Juan Carlos Jara. Oigo en los informativos, con motivo del setenta aniversario de las bombas atómicas de Hiroshima y Nagasaki, que en el mundo aún existen más de 15.000 cabezas nucleares dispuestas para ser lanzadas en caso de necesidad. Sentidos homenajes recuerdan ahora en diversos lugares a las millones de víctimas de dos acontecimientos que mantienen secuelas irreversibles para miles de personas. Y, afortunadamente, siete décadas después de aquella inverosímil ración de muerte y destrucción aún podemos presumir por no haber vuelto a reproducir en nuestro planeta un infierno de tal calibre pese a los oscuros pronósticos repetidos desde entonces.
Nuestra civilización, en constante enfrentamiento irracional y en esa continua matanza que ya incluso pasa casi inadvertida para la gran mayoría, almacena bombas para aniquilarse a sí misma todas las veces que sea necesario. Nuestra inhumana humanidad, la que mata con un botón a distancia o con una piedra si es lo que tiene más a mano, continúa macabramente preparada para recurrir a la gran solución cuando ya no sea factible otra solución mejor.
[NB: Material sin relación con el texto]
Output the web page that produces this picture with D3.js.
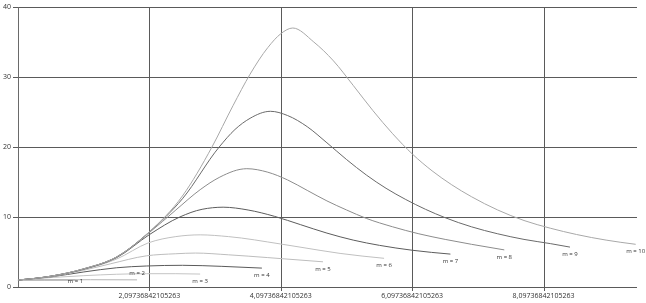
<!DOCTYPE html>
<html>
<head>
<meta charset="utf-8">
<script src="https://cdn.jsdelivr.net/npm/d3@7"></script>
<style>
  body { margin: 0; background: #fff; }
  svg { will-change: transform; }
  text { font-family: "Open Sans", "DejaVu Sans", sans-serif; fill: #333; }
</style>
</head>
<body>
<div id="chart"></div>
<script>
// values, [x, y]
const m1 = [[0.097,1.0],[0.5,1.0],[0.97,1.0]];
const m2 = [[0.097,1.0],[0.6,1.03],[1.2,1.04],[1.91,1.02]];
const m3 = [[0.097,1.0],[0.6,1.35],[1.1,1.62],[1.6,1.82],[2.05,1.9],[2.5,1.9],[2.87,1.85]];
const m4 = [[0.097,1.0],[0.6,1.45],[1.1,2.15],[1.6,2.75],[2.05,3.0],[2.6,3.1],[3.2,2.95],[3.81,2.7]];
const m5 = [[0.097,1.0],[0.6,1.5],[1.1,2.4],[1.5,3.3],[2.05,4.45],[2.5,4.75],[2.8,4.85],[3.3,4.6],[3.9,4.2],[4.39,3.85],[4.74,3.6]];
const m6 = [[0.097,1.0],[0.6,1.52],[1.1,2.5],[1.6,4.0],[2.08,6.3],[2.5,7.2],[2.87,7.45],[3.3,7.2],[4.09,6.15],[4.39,5.7],[5.0,4.8],[5.67,4.1]];
const m7 = [[0.097,1.0],[0.6,1.55],[1.1,2.55],[1.6,4.2],[2.1,7.5],[2.56,10.0],[2.9,11.1],[3.22,11.4],[3.6,11.0],[4.0,10.1],[4.4,8.9],[4.8,7.7],[5.2,6.7],[5.6,5.95],[6.1,5.25],[6.68,4.7]];
const m8 = [[0.097,1.0],[0.6,1.55],[1.1,2.6],[1.6,4.3],[2.1,7.8],[2.5,11.0],[2.87,13.9],[3.17,15.7],[3.58,16.9],[3.9,16.4],[4.2,15.3],[4.5,13.8],[4.8,12.3],[5.1,11.0],[5.4,9.8],[5.8,8.6],[6.2,7.6],[6.6,6.8],[7.0,6.1],[7.5,5.3]];
const m9 = [[0.097,1.0],[0.6,1.55],[1.1,2.6],[1.6,4.3],[2.1,7.9],[2.6,12.6],[3.16,20.0],[3.4,22.5],[3.63,24.1],[3.94,25.1],[4.2,24.5],[4.5,22.9],[4.8,20.6],[5.1,18.2],[5.4,16.0],[5.7,14.1],[6.0,12.5],[6.3,11.1],[6.6,9.9],[7.0,8.6],[7.4,7.6],[7.8,6.8],[8.2,6.2],[8.5,5.7]];
const m10 = [[0.097,1.0],[0.6,1.55],[1.1,2.6],[1.6,4.3],[2.1,7.9],[2.6,13.0],[3.05,20.0],[3.37,25.9],[3.63,30.4],[3.9,34.2],[4.1,36.2],[4.28,37.0],[4.6,35.0],[4.9,32.3],[5.2,28.8],[5.5,25.2],[5.8,21.9],[6.1,19.0],[6.4,16.6],[6.7,14.6],[7.0,12.9],[7.4,11.0],[7.8,9.5],[8.2,8.4],[8.6,7.5],[9.05,6.7],[9.5,6.1]];

const seriesNames = ["m = 1","m = 2","m = 3","m = 4","m = 5","m = 6","m = 7","m = 8","m = 9","m = 10"];
const xTicks = [2.09736842105263, 4.09736842105263, 6.09736842105263, 8.09736842105263];
const xTickLabels = ["2,09736842105263","4,09736842105263","6,09736842105263","8,09736842105263"];
const yTicks = [0, 10, 20, 30, 40];

const allSeries = [m1, m2, m3, m4, m5, m6, m7, m8, m9, m10];
const colors = ["#8a8a8a","#b4b4b4","#c4c4c4","#5a5a5a","#bdbdbd","#c0c0c0","#5c5c5c","#8c8c8c","#6a6a6a","#a8a8a8"];
const labelShift = [1, -7, 7, 7, 7, 7, 7, 7, 7, 7]; // px below the line end

const width = 646, height = 303;
const margin = {top: 7, right: 9, bottom: 16, left: 18};
const innerWidth = width - margin.left - margin.right;
const innerHeight = height - margin.top - margin.bottom;

const svg = d3.select("#chart")
    .append("svg")
    .attr("width", width)
    .attr("height", height)
    .append("g")
    .attr("transform", `translate(${margin.left},${margin.top})`);

const x = d3.scaleLinear().domain([0.0973684210526, 9.52]).range([0, innerWidth]);
const y = d3.scaleLinear().domain([0, 40]).range([innerHeight, 0]);

// grid
svg.selectAll(".hgrid")
    .data(yTicks)
    .join("line")
    .attr("x1", -5).attr("x2", innerWidth)
    .attr("y1", d => Math.round(y(d)) + 0.5).attr("y2", d => Math.round(y(d)) + 0.5)
    .attr("stroke", "#5a5a5a");

svg.selectAll(".vgrid")
    .data(xTicks)
    .join("line")
    .attr("x1", d => Math.round(x(d)) + 0.5).attr("x2", d => Math.round(x(d)) + 0.5)
    .attr("y1", 0).attr("y2", innerHeight + 4)
    .attr("stroke", "#5a5a5a");

svg.append("line")
    .attr("x1", 0.5).attr("x2", 0.5)
    .attr("y1", 0).attr("y2", innerHeight)
    .attr("stroke", "#6a6a6a");

// tick labels
svg.selectAll(".ylab")
    .data(yTicks)
    .join("text")
    .attr("x", -7)
    .attr("y", d => y(d))
    .attr("dy", "0.35em")
    .attr("text-anchor", "end")
    .style("font-size", "7px")
    .text(d => d);

svg.selectAll(".xlab")
    .data(xTicks)
    .join("text")
    .attr("x", d => x(d))
    .attr("y", innerHeight + 11)
    .attr("text-anchor", "middle")
    .style("font-size", "7px")
    .text((d, i) => xTickLabels[i]);

// curves
const line = d3.line()
    .x(d => x(d[0]))
    .y(d => y(d[1]))
    .curve(d3.curveMonotoneX);

svg.selectAll(".curve")
    .data(allSeries)
    .join("path")
    .attr("d", line)
    .attr("fill", "none")
    .attr("stroke", (d, i) => colors[i])
    .attr("stroke-width", 1);

svg.selectAll(".mlab")
    .data(allSeries)
    .join("text")
    .attr("x", d => x(d[d.length - 1][0]))
    .attr("y", (d, i) => y(d[d.length - 1][1]) + labelShift[i])
    .attr("dy", "0.35em")
    .attr("text-anchor", "middle")
    .style("font-size", "6px")
    .text((d, i) => seriesNames[i]);
</script>
</body>
</html>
Avanzamos, descubrimos vacunas y complejas estructuras genéticas, salvamos vidas casi perdidas, inventamos aparatos que cambian nuestro día a día en muy poco tiempo y planeamos insólitas aventuras en otros mundos. Mientras tanto, preparamos y perfeccionamos con minucioso cuidado el final de todo. Y sí, probablemente nunca lleguemos a destruirnos por completo, pero la magna catástrofe que reduciría la vida en La Tierra continúa programada, por si acaso, y detenida por un casi insostenible equilibrio que no parece posible mantener durante muchas décadas más.